There are 10 competing hypotheses about the way something works. An experiment is performed. Data are negative. This elminates 1 hypothesis. We are left with 9, which is an improvement. We do the 2nd experiment, which, with negative data (i.e., "no effect of X on Y"), eliminates another one, leaving 8 hypotheses alive. And so on, until, by elimination, over a course of several experiments, all yielding negative data, we are left with one winning hypothesis by default, sorta like Survivor show.

How about this variation:

There are 10 competing hypotheses about the way something works. We assume that the biological mechanism is evolutionarily quite conserved and should work the same way, with minor variations, in, lets say, all Vertebrates. We run into walls in our work on mice. The problem appears intractable at the time being. Idea? Try a different species (e.g., a bird or lizard or fish). You get negative results that automatically eliminate 5 out of 10 hypotheses from the "vertebrate basic mechanism". This is a huge improvement. Subsequent work in mice, now that we know what we are looking for, jsut confirms that the mouse and the other animals do actually have basically the same mechanism, and the follow-up in either mice or other animals can then be done to eliminate another 4 hypotheses.
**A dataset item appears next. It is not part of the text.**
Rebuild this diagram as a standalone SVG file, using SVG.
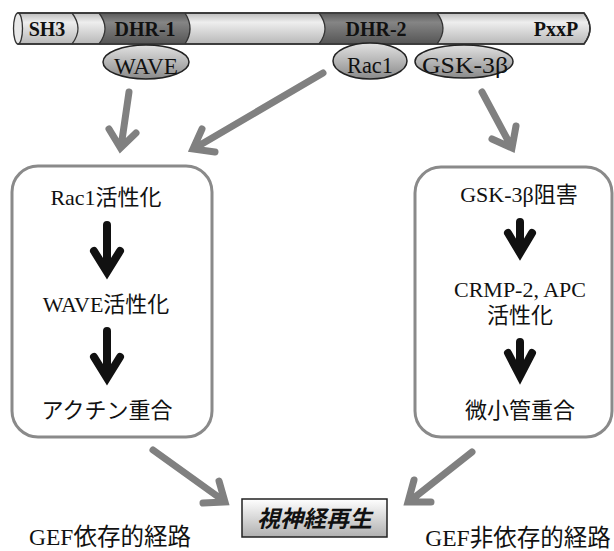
<svg xmlns="http://www.w3.org/2000/svg" width="614" height="551" viewBox="0 0 614 551">
<defs>
<linearGradient id="gLight" x1="0" y1="0" x2="0" y2="1">
<stop offset="0" stop-color="#bdbdbd"/><stop offset="0.3" stop-color="#eeeeee"/><stop offset="1" stop-color="#b8b8b8"/>
</linearGradient>
<linearGradient id="gDark" x1="0" y1="0" x2="0" y2="1">
<stop offset="0" stop-color="#5a5a5a"/><stop offset="0.3" stop-color="#858585"/><stop offset="1" stop-color="#555"/>
</linearGradient>
<linearGradient id="gOval" x1="0" y1="0" x2="0" y2="1">
<stop offset="0" stop-color="#e2e2e2"/><stop offset="1" stop-color="#8a8a8a"/>
</linearGradient>
<linearGradient id="gBox" x1="0" y1="0" x2="0" y2="1">
<stop offset="0" stop-color="#ffffff"/><stop offset="1" stop-color="#b0b0b0"/>
</linearGradient>
</defs>
<style>
.t{font-family:"Liberation Serif","Noto Sans CJK JP",serif;fill:#111;text-anchor:middle}
.bt{font-family:"Liberation Serif",serif;font-weight:bold;fill:#111;text-anchor:middle;font-size:20px}
.box{fill:#fff;stroke:#8a8a8a;stroke-width:3}
.oval{fill:url(#gOval);stroke:#222;stroke-width:1.5}
.sep{fill:none;stroke:#333;stroke-width:1.3}
.ga{fill:none;stroke:#808080;stroke-width:7;stroke-linecap:round;stroke-linejoin:miter}
.ba{fill:none;stroke:#111;stroke-width:8;stroke-linecap:round;stroke-linejoin:miter}
</style>

<g id="protein-bar">
<path d="M18,13 H584 Q596,28.5 584,44 H18 Z" fill="url(#gLight)" stroke="#333" stroke-width="1.5"/>
<path d="M99,13 H185 Q195,28.5 185,44 H99 Q111,28.5 99,13 Z" fill="url(#gDark)"/>
<path d="M319,13 H437 Q449,28.5 437,44 H319 Q331,28.5 319,13 Z" fill="url(#gDark)"/>
<path d="M18,13 H584 Q596,28.5 584,44 H18" fill="none" stroke="#333" stroke-width="1.5"/>
<ellipse cx="18" cy="28.5" rx="4.5" ry="15.5" fill="#e8e8e8" stroke="#333" stroke-width="1.3"/>
<path class="sep" d="M72,13 Q84,28.5 72,44"/>
<path class="sep" d="M99,13 Q111,28.5 99,44"/>
<path class="sep" d="M185,13 Q195,28.5 185,44"/>
<path class="sep" d="M319,13 Q331,28.5 319,44"/>
<path class="sep" d="M437,13 Q449,28.5 437,44"/>
<text class="bt" x="47" y="36">SH3</text>
<text class="bt" x="145" y="36">DHR-1</text>
<text class="bt" x="376" y="36">DHR-2</text>
<text class="bt" x="556" y="36">PxxP</text>
</g>

<g id="wave">
<ellipse class="oval" cx="146" cy="62" rx="43" ry="17"/>
<text class="t" x="146" y="74" font-size="23" textLength="64" lengthAdjust="spacingAndGlyphs">WAVE</text>
</g>
<g id="rac1">
<ellipse class="oval" cx="370" cy="61" rx="37" ry="18"/>
<text class="t" x="370" y="73" font-size="23" textLength="46" lengthAdjust="spacingAndGlyphs">Rac1</text>
</g>
<g id="gsk">
<ellipse class="oval" cx="464" cy="61.5" rx="49" ry="16.5"/>
<text class="t" x="465" y="73" font-size="23" textLength="86" lengthAdjust="spacingAndGlyphs">GSK-3β</text>
</g>

<g id="left-box">
<rect class="box" x="12" y="166" width="200" height="271" rx="26"/>
<text class="t" x="106" y="205" font-size="22">Rac1活性化</text>
<path class="ba" d="M107,225 V270 M94,251 L107,272 L120,251"/>
<text class="t" x="106" y="312" font-size="22">WAVE活性化</text>
<path class="ba" d="M107,331 V376 M94,357 L107,378 L120,357"/>
<text class="t" x="107" y="418" font-size="22">アクチン重合</text>
</g>

<g id="right-box">
<rect class="box" x="415" y="167" width="197" height="270" rx="26"/>
<text class="t" x="519" y="202" font-size="22">GSK-3β阻害</text>
<path class="ba" d="M520,222 V250 M508,233 L520,253 L532,233"/>
<text class="t" x="520" y="297" font-size="22">CRMP-2, APC</text>
<text class="t" x="520" y="323" font-size="22">活性化</text>
<path class="ba" d="M520,342 V372 M508,353 L520,376 L532,353"/>
<text class="t" x="520" y="418" font-size="22">微小管重合</text>
</g>

<g id="regeneration">
<rect x="242" y="499" width="145" height="38" fill="url(#gBox)" stroke="#222" stroke-width="1.5"/>
<text x="314.5" y="527" font-family="'Noto Sans CJK JP',sans-serif" font-weight="bold" font-style="italic" font-size="23" fill="#111" text-anchor="middle">視神経再生</text>
</g>

<g id="labels">
<text class="t" x="110" y="545" font-size="23.5">GEF依存的経路</text>
<text class="t" x="518" y="546" font-size="23.5">GEF非依存的経路</text>
</g>

<g id="connectors">
<path class="ga" d="M129,92 L121,147 M109,129 L120.5,148 L136,133"/>
<path class="ga" d="M323,73 L195,148 M202,129 L193,149 L215,152"/>
<path class="ga" d="M482,92 L511,146 M492,139 L512,148 L516,126"/>
<path class="ga" d="M153,450 L224,501 M203,503 L225,502 L219,481"/>
<path class="ga" d="M472,452 L410,501 M414,480 L408,502 L431,502"/>
</g>
</svg>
"Negative Data is a Window in the Temple of Knowledge". Ha, my prof. Bill Lovis put it that way and I've never forgotten it.

I like the new terminology much better.

Thanks, although the old terminology is not mine.

I am still struggling, though, so set me straight if this, for example is A or B:
There are 2 competing hypotheses about the way something works. An experiment is performed. Data are negative. This eliminates one hypothesis and leaves the other one the winner by default.

A real life example of this would be whether the Golgi gets reabsorbed into the ER during mitosis. Is this exploration? You won't like my answer but it's somewhere in between exploration and explanation. It's not really anything beyond our current knowledge, it's like saying process X either requires ATP or it doesn't. In the end it's explaining how process X works. As for one experiment knocking out one hypothesis, in the best of scenarios, yes. But like I point out (and I guess Feyerabend would agree although I dissed him) a negative result could always be explained away with "you didn't used the right method and your negative result is the product of your potentially flawed procedure." And it's sometimes hard (or even impossible) to tell if an experiment is flawed (look at the neurogenesis example). And this is more so for exploratory experiments. If you read up on the Golgi war - each side criticizes about the other side's negative results in this precise way.

In many cases exploratory work does not deal with 1 of 10 possibilities, but with shots in the dark. It's usually "does this weird thing happen, or not" rather than 10 theories. And even if there are 10 main theories, the ultimate winner is usually something that wasn't thought of at first (theory 11) or a hybrid theory (which you can argue is also another theory in itself).

I guess if you can define the parameters (it has to be 1,2,3 ... 10) then you are defining the system and your work is explanatory. If you have no clue what the parameters might be (i.e. Columbus) then you are exploring.